* _Exercise_: Extract, exactly, the lines from the line containing "Write a LaTeX" to the line containing "(0,0) rectangle (1442,628);", with both lines included and any pictures left out.

-- BEGIN Task input --

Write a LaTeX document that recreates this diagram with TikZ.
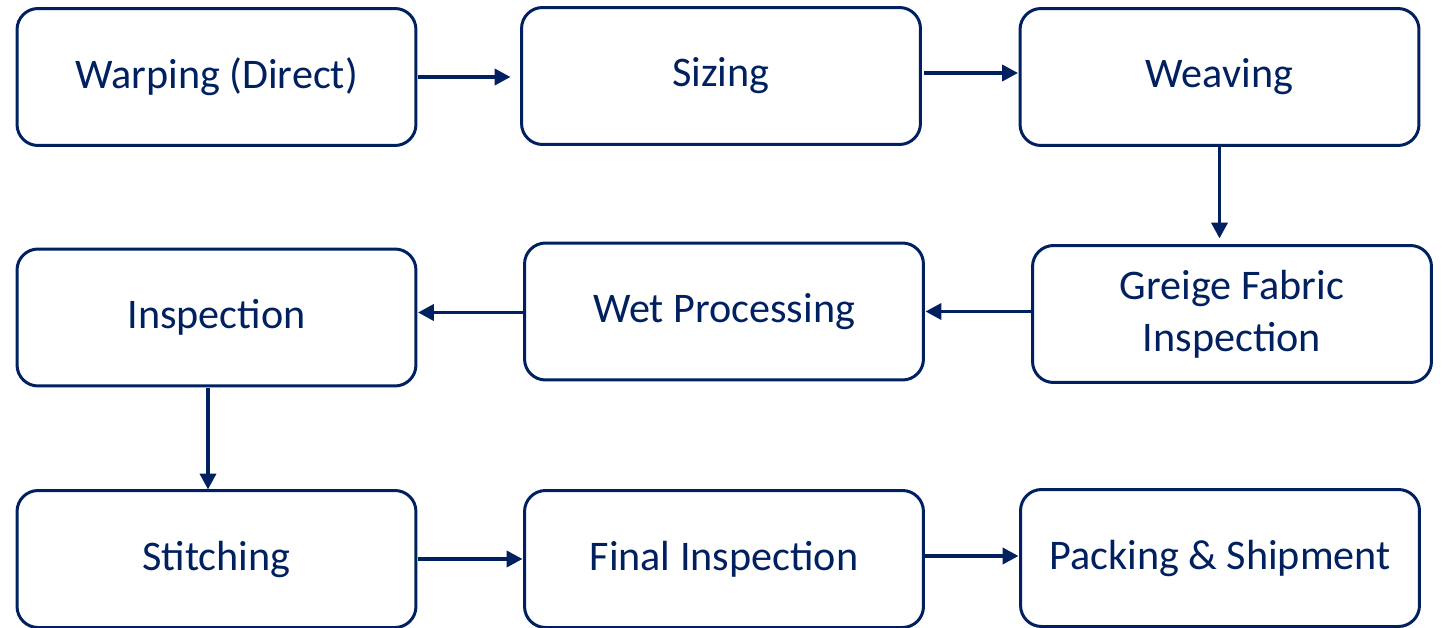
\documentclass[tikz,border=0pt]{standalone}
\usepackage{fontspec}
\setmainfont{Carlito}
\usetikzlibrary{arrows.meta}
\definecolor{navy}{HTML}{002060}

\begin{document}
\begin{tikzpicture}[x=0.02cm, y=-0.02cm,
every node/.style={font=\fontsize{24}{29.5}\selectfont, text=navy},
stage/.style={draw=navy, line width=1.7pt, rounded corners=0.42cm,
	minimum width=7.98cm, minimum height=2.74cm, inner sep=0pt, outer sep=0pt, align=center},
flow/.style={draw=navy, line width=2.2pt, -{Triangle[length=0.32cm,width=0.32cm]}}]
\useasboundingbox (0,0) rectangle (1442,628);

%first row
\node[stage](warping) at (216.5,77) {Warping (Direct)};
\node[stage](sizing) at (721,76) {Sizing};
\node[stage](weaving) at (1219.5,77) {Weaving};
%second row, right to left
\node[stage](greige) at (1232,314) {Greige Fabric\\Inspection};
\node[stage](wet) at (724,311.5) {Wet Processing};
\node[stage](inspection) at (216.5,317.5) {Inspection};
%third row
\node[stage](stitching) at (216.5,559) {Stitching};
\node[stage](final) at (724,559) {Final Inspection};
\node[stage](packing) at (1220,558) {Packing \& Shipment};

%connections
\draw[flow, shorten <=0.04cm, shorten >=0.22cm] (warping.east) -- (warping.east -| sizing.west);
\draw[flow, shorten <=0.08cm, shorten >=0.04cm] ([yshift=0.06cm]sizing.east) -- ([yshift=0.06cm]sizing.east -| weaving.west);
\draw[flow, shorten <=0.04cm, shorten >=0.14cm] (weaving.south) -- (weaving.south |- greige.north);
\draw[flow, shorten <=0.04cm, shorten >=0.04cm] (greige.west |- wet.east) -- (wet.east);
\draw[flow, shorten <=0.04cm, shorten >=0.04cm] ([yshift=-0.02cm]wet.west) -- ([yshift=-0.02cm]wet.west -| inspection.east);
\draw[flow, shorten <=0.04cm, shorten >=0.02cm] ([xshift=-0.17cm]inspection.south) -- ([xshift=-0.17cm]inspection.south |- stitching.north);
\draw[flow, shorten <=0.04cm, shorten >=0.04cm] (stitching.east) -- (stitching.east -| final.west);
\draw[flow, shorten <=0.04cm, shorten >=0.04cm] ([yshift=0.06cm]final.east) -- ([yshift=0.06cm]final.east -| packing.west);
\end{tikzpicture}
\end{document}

-- END Task input --
-- BEGIN Task input --

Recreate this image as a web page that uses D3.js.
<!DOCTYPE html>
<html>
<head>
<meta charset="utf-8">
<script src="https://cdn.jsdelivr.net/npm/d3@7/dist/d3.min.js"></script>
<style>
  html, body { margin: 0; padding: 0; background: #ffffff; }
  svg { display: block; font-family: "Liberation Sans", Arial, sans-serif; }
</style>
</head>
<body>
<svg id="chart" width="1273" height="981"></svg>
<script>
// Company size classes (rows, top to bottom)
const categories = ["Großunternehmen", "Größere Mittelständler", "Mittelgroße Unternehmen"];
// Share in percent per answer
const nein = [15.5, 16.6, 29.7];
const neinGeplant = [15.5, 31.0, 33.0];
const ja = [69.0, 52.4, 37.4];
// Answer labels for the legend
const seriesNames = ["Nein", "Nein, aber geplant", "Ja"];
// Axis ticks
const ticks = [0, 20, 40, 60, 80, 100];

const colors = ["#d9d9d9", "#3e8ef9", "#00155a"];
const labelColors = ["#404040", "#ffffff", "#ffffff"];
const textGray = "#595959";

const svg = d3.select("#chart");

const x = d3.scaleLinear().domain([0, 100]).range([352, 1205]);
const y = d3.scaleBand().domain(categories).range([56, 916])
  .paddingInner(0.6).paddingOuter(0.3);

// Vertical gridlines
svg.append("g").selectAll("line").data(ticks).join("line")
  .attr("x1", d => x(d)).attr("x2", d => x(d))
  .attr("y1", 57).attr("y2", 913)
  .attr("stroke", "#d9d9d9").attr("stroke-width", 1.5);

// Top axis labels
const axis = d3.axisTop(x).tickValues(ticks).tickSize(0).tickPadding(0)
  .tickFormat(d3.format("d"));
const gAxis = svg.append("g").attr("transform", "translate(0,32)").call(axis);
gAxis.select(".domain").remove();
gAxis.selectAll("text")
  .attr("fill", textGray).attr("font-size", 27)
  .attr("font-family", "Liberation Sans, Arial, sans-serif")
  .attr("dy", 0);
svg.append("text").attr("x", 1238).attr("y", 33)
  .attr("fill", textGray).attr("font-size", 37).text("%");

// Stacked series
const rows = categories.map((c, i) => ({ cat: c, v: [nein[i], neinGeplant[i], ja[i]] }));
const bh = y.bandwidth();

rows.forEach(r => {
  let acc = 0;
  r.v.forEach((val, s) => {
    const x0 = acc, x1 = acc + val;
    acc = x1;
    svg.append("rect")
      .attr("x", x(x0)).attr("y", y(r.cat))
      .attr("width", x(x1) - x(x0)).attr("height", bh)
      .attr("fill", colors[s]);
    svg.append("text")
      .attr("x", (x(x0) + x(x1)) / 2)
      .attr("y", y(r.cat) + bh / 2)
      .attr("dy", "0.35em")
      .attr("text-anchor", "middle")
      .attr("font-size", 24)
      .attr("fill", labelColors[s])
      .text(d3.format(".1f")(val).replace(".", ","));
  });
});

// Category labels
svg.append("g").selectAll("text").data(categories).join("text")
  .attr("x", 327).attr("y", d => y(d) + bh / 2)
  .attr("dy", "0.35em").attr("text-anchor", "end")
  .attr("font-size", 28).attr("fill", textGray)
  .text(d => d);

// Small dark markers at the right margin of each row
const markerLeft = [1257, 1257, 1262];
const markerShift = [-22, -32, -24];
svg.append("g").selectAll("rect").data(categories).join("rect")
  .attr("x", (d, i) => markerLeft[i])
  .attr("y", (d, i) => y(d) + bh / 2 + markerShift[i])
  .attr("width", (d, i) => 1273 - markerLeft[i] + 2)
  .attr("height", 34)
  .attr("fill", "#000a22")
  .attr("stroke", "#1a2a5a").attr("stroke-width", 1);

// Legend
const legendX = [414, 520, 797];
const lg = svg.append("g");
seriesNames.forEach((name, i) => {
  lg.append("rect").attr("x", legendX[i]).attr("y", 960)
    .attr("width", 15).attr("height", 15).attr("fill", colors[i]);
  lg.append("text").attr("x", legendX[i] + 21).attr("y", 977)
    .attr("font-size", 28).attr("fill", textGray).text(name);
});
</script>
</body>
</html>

-- END Task input --

* _Exercise answer_:
Write a LaTeX document that recreates this diagram with TikZ.
\documentclass[tikz,border=0pt]{standalone}
\usepackage{fontspec}
\setmainfont{Carlito}
\usetikzlibrary{arrows.meta}
\definecolor{navy}{HTML}{002060}

\begin{document}
\begin{tikzpicture}[x=0.02cm, y=-0.02cm,
every node/.style={font=\fontsize{24}{29.5}\selectfont, text=navy},
stage/.style={draw=navy, line width=1.7pt, rounded corners=0.42cm,
	minimum width=7.98cm, minimum height=2.74cm, inner sep=0pt, outer sep=0pt, align=center},
flow/.style={draw=navy, line width=2.2pt, -{Triangle[length=0.32cm,width=0.32cm]}}]
\useasboundingbox (0,0) rectangle (1442,628);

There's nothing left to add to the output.